(Entries from a dataset)
>>>
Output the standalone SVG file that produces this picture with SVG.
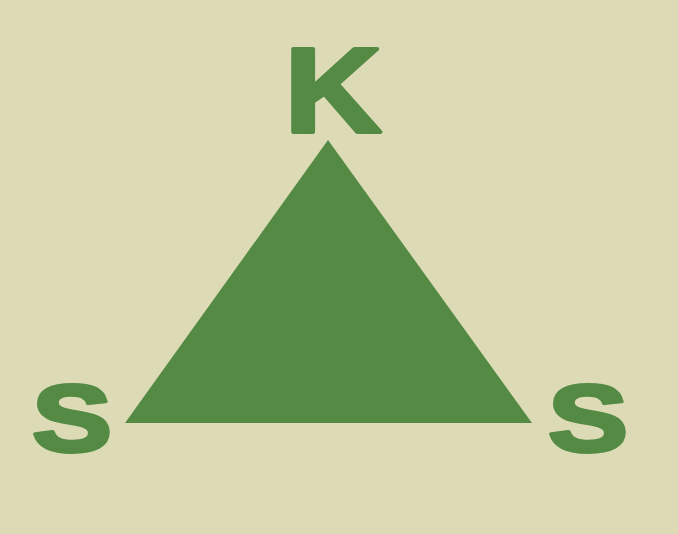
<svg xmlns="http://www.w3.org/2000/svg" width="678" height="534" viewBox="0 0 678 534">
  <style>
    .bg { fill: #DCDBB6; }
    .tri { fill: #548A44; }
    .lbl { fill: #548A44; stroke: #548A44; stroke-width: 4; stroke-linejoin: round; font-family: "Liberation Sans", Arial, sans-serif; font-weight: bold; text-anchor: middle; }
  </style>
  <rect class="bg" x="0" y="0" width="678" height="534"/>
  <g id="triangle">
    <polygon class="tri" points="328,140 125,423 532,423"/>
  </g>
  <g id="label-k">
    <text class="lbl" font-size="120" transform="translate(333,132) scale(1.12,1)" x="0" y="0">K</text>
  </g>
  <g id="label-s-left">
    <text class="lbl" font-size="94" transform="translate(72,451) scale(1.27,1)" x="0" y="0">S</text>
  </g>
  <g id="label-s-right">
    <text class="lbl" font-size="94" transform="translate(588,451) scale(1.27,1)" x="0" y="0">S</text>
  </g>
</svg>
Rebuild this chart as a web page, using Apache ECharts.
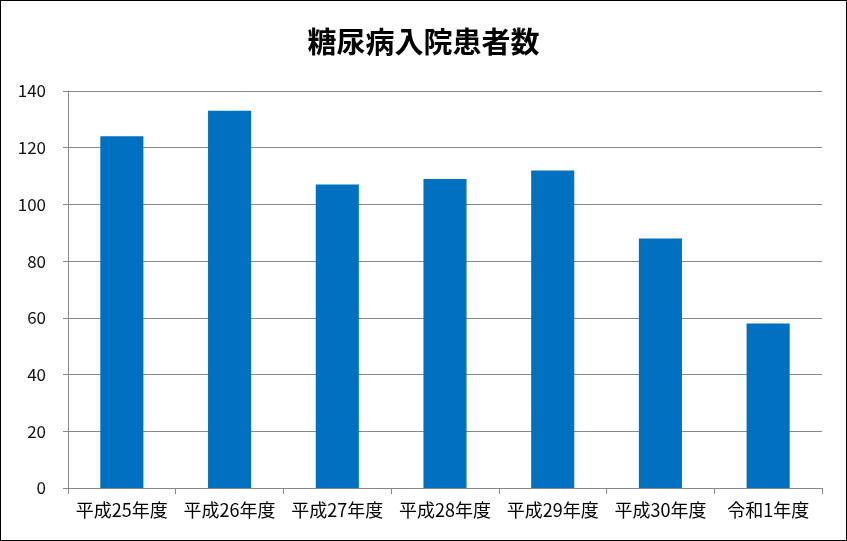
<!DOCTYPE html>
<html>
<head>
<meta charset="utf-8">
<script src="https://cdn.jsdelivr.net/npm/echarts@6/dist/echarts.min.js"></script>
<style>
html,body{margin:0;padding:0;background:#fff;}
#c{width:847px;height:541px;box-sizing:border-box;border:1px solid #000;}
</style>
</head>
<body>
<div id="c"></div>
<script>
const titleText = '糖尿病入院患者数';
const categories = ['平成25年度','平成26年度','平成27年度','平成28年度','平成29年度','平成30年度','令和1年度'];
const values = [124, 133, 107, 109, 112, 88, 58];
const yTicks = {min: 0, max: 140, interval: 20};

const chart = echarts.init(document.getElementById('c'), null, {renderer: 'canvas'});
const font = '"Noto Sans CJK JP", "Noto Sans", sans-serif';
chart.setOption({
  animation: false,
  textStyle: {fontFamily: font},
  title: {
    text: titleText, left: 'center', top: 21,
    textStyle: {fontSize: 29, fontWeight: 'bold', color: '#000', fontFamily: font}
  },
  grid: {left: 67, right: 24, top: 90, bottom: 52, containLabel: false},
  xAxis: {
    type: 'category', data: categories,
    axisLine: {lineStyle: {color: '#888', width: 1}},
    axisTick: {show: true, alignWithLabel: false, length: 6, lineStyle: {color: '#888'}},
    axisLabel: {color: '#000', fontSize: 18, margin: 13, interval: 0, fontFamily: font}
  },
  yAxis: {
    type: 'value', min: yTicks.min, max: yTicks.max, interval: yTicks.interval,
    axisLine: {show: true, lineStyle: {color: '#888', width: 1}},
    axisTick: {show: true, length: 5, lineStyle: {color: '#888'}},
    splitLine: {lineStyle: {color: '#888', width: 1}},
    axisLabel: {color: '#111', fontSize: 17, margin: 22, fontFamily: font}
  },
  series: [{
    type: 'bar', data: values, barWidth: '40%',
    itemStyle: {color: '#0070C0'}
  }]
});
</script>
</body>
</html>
<<<
REQUIRED WORK
Repeat every record precisely. Any picture among them stays out of the copy.

RESPONSE
Output the standalone SVG file that produces this picture with SVG.
<svg xmlns="http://www.w3.org/2000/svg" width="678" height="534" viewBox="0 0 678 534">
  <style>
    .bg { fill: #DCDBB6; }
    .tri { fill: #548A44; }
    .lbl { fill: #548A44; stroke: #548A44; stroke-width: 4; stroke-linejoin: round; font-family: "Liberation Sans", Arial, sans-serif; font-weight: bold; text-anchor: middle; }
  </style>
  <rect class="bg" x="0" y="0" width="678" height="534"/>
  <g id="triangle">
    <polygon class="tri" points="328,140 125,423 532,423"/>
  </g>
  <g id="label-k">
    <text class="lbl" font-size="120" transform="translate(333,132) scale(1.12,1)" x="0" y="0">K</text>
  </g>
  <g id="label-s-left">
    <text class="lbl" font-size="94" transform="translate(72,451) scale(1.27,1)" x="0" y="0">S</text>
  </g>
  <g id="label-s-right">
    <text class="lbl" font-size="94" transform="translate(588,451) scale(1.27,1)" x="0" y="0">S</text>
  </g>
</svg>
Rebuild this chart as a web page, using Apache ECharts.
<!DOCTYPE html>
<html>
<head>
<meta charset="utf-8">
<script src="https://cdn.jsdelivr.net/npm/echarts@6/dist/echarts.min.js"></script>
<style>
html,body{margin:0;padding:0;background:#fff;}
#c{width:847px;height:541px;box-sizing:border-box;border:1px solid #000;}
</style>
</head>
<body>
<div id="c"></div>
<script>
const titleText = '糖尿病入院患者数';
const categories = ['平成25年度','平成26年度','平成27年度','平成28年度','平成29年度','平成30年度','令和1年度'];
const values = [124, 133, 107, 109, 112, 88, 58];
const yTicks = {min: 0, max: 140, interval: 20};

const chart = echarts.init(document.getElementById('c'), null, {renderer: 'canvas'});
const font = '"Noto Sans CJK JP", "Noto Sans", sans-serif';
chart.setOption({
  animation: false,
  textStyle: {fontFamily: font},
  title: {
    text: titleText, left: 'center', top: 21,
    textStyle: {fontSize: 29, fontWeight: 'bold', color: '#000', fontFamily: font}
  },
  grid: {left: 67, right: 24, top: 90, bottom: 52, containLabel: false},
  xAxis: {
    type: 'category', data: categories,
    axisLine: {lineStyle: {color: '#888', width: 1}},
    axisTick: {show: true, alignWithLabel: false, length: 6, lineStyle: {color: '#888'}},
    axisLabel: {color: '#000', fontSize: 18, margin: 13, interval: 0, fontFamily: font}
  },
  yAxis: {
    type: 'value', min: yTicks.min, max: yTicks.max, interval: yTicks.interval,
    axisLine: {show: true, lineStyle: {color: '#888', width: 1}},
    axisTick: {show: true, length: 5, lineStyle: {color: '#888'}},
    splitLine: {lineStyle: {color: '#888', width: 1}},
    axisLabel: {color: '#111', fontSize: 17, margin: 22, fontFamily: font}
  },
  series: [{
    type: 'bar', data: values, barWidth: '40%',
    itemStyle: {color: '#0070C0'}
  }]
});
</script>
</body>
</html>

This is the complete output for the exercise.